Saunders gives a great deal of credit to ZeeVee for taking the time to quantify what manufacturing in China actually means to their business. He applauds the overall business savvy it takes to look at total costs, saying, “We have been building electronic devices and printed circuit board assemblies for 30 years, and for the last 15 years we have been told that only niche, low-volume high price products can be manufactured in the US cost effectively. We knew differently, and our success with ZeeVee proves that we can manufacture cost effectively in the US.”

ZeeVee in turn notes that it was Suntron’s own investment in manufacturing that paved the way for ZeeVee to come back to the US.

Is US manufacturing the wave of the future? According to Saunders, although labor costs in China are increasing, manufacturing there still makes sense for very high volume items and those that require a great deal of hand work. For example, cell phones and disposable electronics are likely to continue being manufactured offshore, due to the nature of the product. However, in his view, firms should take a closer look at manufacturing products in the U.S. He also believes that products requiring a combination of automated equipment and skilled labor can be manufactured very competitively in the U.S., because machines have become more automated and higher machine efficiency allows for greater throughput.

Odryna notes that as the technology evolves, it can be challenging to work with people on the other side of the world, or waiting nearly two months for cargo to arrive by boat. With onshore development, ZeeVee can reduce shipping costs and rush charges, more easily develop new products, and balance SKUs. The bottom line is that ZeeVee can be more competitive.

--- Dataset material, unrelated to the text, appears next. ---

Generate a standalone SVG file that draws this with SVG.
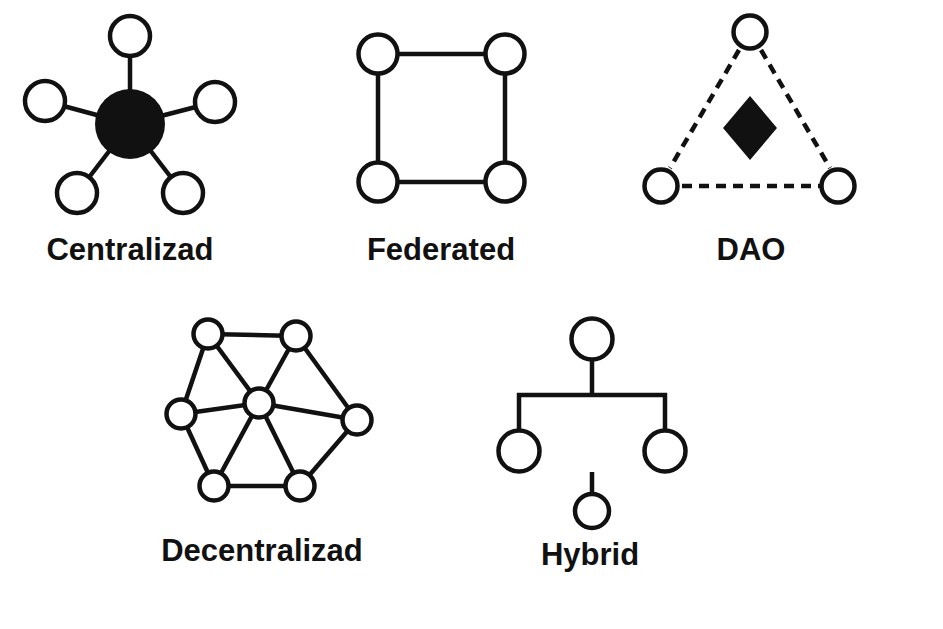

As jobs continue to be a hot-button issue in the US, there have been a growing number of stories reporting on a shift of manufacturing back to the US due, in part, to rising costs in China, along with concern about intellectual property and patent laws, and a desire to support the US economy. After several months of working with Suntron, ZeeVee said the question other companies should ask is, Why not use a domestic manufacturer? Says Odryna, “Every manufacturer should investigate doing business stateside. ZeeVee has made it work and there is no reason other firms cannot realize the same benefits.”

Ed Wheeler, Suntron’s president and CEO puts it this way. “I firmly believe this success can be replicated by other businesses who take the time to evaluate the total costs of off-shore manufacturing. If your overseas manufacturing isn’t working as well as you hoped it would, try working with a US manufacturer like Suntron. Even if things are going well, Suntron has demonstrated that it can improve cost, quality and other logistics that will allow you to work better as a company.”